Alors non, je ne vais pas faire une chronique politique, ce serait tomber dans le piège tendu par ces rockers démagogues , d’autant que Bernie a toujours eu ses idées un peu pompeuses. Ce que je déplore, et ce qui me fait comparer le groupe au comique troupier préféré des bobos, c’est que ces diatribes parasitent l’énergie d’un groupe qui , en plus , est plutôt en forme.
On aurait pu aimer « Fils de lutte », s’extasier de ses riffs ayant retrouvé le tranchant de la grande époque, hurler « Miss Univers », répéter en cœurs le refrain rageur de « On va prendre chère », si ses cœurs n’en faisaient pas des incitations à s’auto flageller.
Fils de lutte n’est pas un disque de rock , c’est un pamphlet musicale. Les paroles ne s’allient plus aux riffs pour saluer la puissance du heavy rock , elle se servent de cette puissance pour endoctriner les esprits faibles. On n’est d’ailleurs pas loin du prêche quand il reprend son chant rappé pour enchaîner les insultes vis-à-vis de ceux qui ont « Regardé leurs chaussures » , opposant les « Fils de luttes » aux fils de putes dans une prose qu’on aurait pu classer sous l’étiquette « Adibou reprend Marx ».

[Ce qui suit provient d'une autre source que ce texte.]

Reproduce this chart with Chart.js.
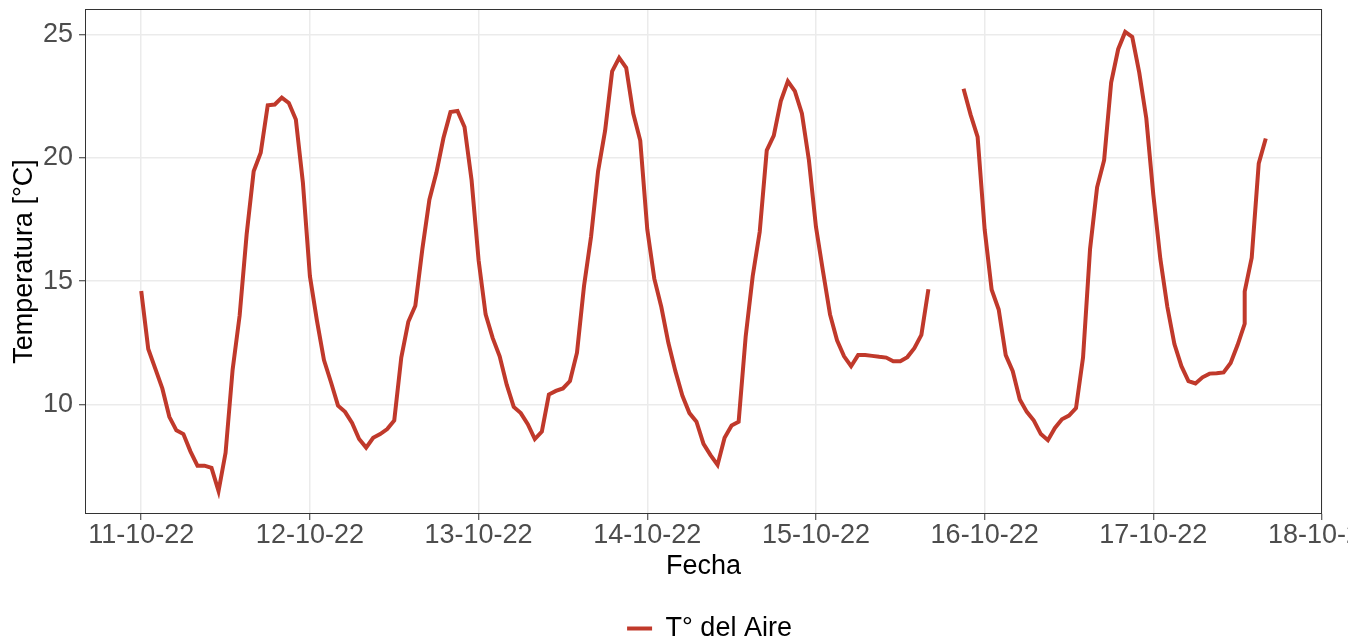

Quand je parle de Marxisme , je cite surtout la tendance Groucho , qui aurait sans doute rie en entendant ce petit commerçant de la révolte insignifiante mettre la Corée du Nord et l’Amérique dans le même panier foireux.
Trust est en pleine forme , ses musiciens sont toujours soudés autour de leurs amours de la musique , mais sa tête ne va plus. Atteint du syndrome Gilles de la Tourette , Bernie éructe si fort qu’il vous sera bien difficile d’apprécier la production exemplaire de Mick Fraser, et la force de ses instrumentaux.
« Pense à te faire opérer de la honte », nous lâches Bonvoisin au détour d’une énième diatribe. Il est vrai que , pour lui visiblement , l’opération a déjà eu lieu.